Maybe we are talking about different firms?
Very well said Balance. Their analyst Bowley got the interim result hopelessly wrong, honestly he was so far wide of the mark you wonder how much analysis he actually did ?
That they won the 2016 competition only goes to prove the old saying that every dog has its day not matter what the pedigree.
Anyway back to AIR, yes Winner the hound was conservative, and deliberately so, Kudos to you for picking ~ $300m.
Very happy indeed with the result but a little concerned with forward guidance in the circumstances taking into account $349m earnings before tax for 1H full year guidance at the mid point of $500m which is roughly what I have been expecting implies only ~ $150m for 2H FY17.
It will be interesting to hear their fuller explanation in the conference call for such a conservative second half forecast. Good that their capex all the way out to 2021 is now only $1.6 billion some of which will already have been paid by way of deposits. This underscores their ability to be a solid dividend payer for the foreseeable future. Happy with the dividend which was as expected.
Agree - that full year guidance been tightened up so $500m it will be eh
But seems a bit light relative to $349m or $327m in H1
Maybe Forbar man just got his timing wrong and things are going as he outlined in his report. I note fuel assumption is $65/barrel - up $10 on previous guidance, didn't the Forbar mention this $10?

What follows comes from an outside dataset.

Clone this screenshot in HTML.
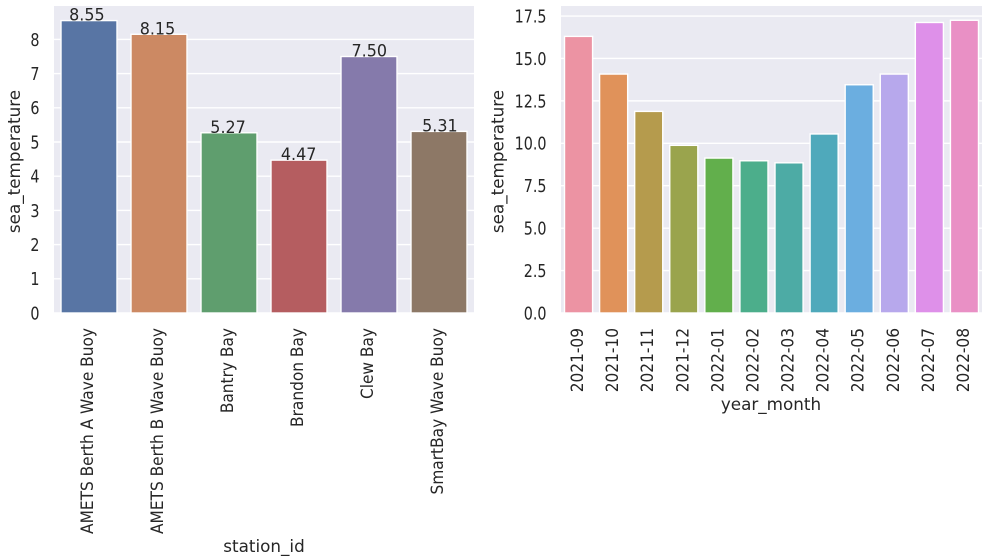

Second half will hold up as they are not discounting to the same extent as per last year which is my best indicator forward bookings are holding up through to June. Yes for the super price conscience there are cheaper options especially Auckland - EU however in the past when it has cut into loads, AIR price matches on their site not via direct advertising, have not seen so much of that this year:-)
Im all good where we are :-)
It looks that way to me mate but the conference call will make an interesting listen. Winner - The fuel thing doesn't explain the reduction in second half earnings as they've already alluded to higher revenue / improving yields compared to 1H Fy17. I am a little puzzled by their second half outlook and when reading through the text of the result was quite surprised their full year guidance wasn't upgraded based on the $349m result for the first half. What are management seeing in the second half compared to the first half operating environment ? Can't be yields, can't be load factors, isn't anywhere near fully explained by jet fuel increase, what is it ?
nicely done to all airnz people...
If you want to drill down into the nuts and bolts here's how
https://www.nzx.com/files/attachments/252605.pdf
Suggest you skim read this first
https://www.nzx.com/files/attachments/253624.pdf
Qantas seems to doing worse... no surprised..
Worse how? They're up $0.15 since open.